What types of fasting are there? There are two types of fasting: Water and juice fasting. Water fasting is the more severe fast and detoxifies the body much more quickly. It is not recommended for those already on a chemical program; say, detoxifying from drugs, as a water fast may damage the kidneys. Will weight be lost while fasting? You can lose weight while on a fast but research has shown, if one fasts only to lose weight and not incorporate fasting into a healthy lifestyle as part of a regimen; the lost weight will be regained. And now for another take on health regimen; intermittent fasting (IF). Intermittent fasting requires one to not eat anything for twelve hours or more on a regular schedule, with a typical period of fasting lasting 18-24 hours, twice a week. Those who are strong proponents of IF explain that once a person works through the first several weeks it is relatively easy to maintain this alternate cycle of eating and not eating. NASA may investigate IF as a way to improve higher brain function in pilots and UAV operators, as these are stressful assignments and research has shown intermittent fasting helps people recover better from exercise, helps retain lean muscle mass, protects one from diabetes and heart disease. Exercise during an IF session increases your body’s ability to burn fat. Research has demonstrated that our growth hormone cells search out fat cells and use them as a source of food to energize the body during a fast. This feast or famine approach seems to fit the hunter gatherer cycle of early humans who either had more than enough food or were constantly foraging for something to eat. Our bodies evolved to adjust to this cycle.

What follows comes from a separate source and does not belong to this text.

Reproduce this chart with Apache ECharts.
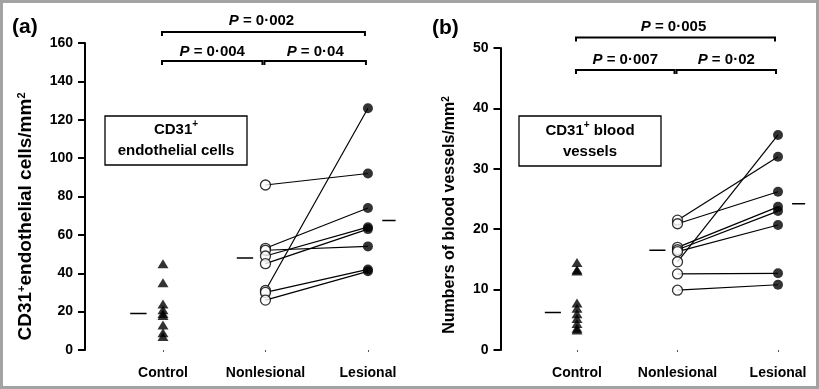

However, with modern processed and sugar loaded foods this is no longer applicable. After a fast many people crave the food loaded with sugar that are also high in carbohydrates, causing them to binge on these foods. Which is why IF proponents advocate eating healthier foods and exercise on a regular basis, even while fasting. Those who have taken up the IF banner are staunch promoters of this regimen, citing a wide range of benefits from killing cancer cells to a positive change in neural brain activity, to such things as protection against epilepsy, Alzheimer’s and strokes.
Everyone from Aristotle to Benjamin Franklin seems to have had a say on the art and science of fasting. If that’s the case, maybe the next meal 24 hours from now won’t consist of lasagna with garlic bread and have a vanilla-chocolate swirl ice cream dessert with a Hershey’s kiss chaser.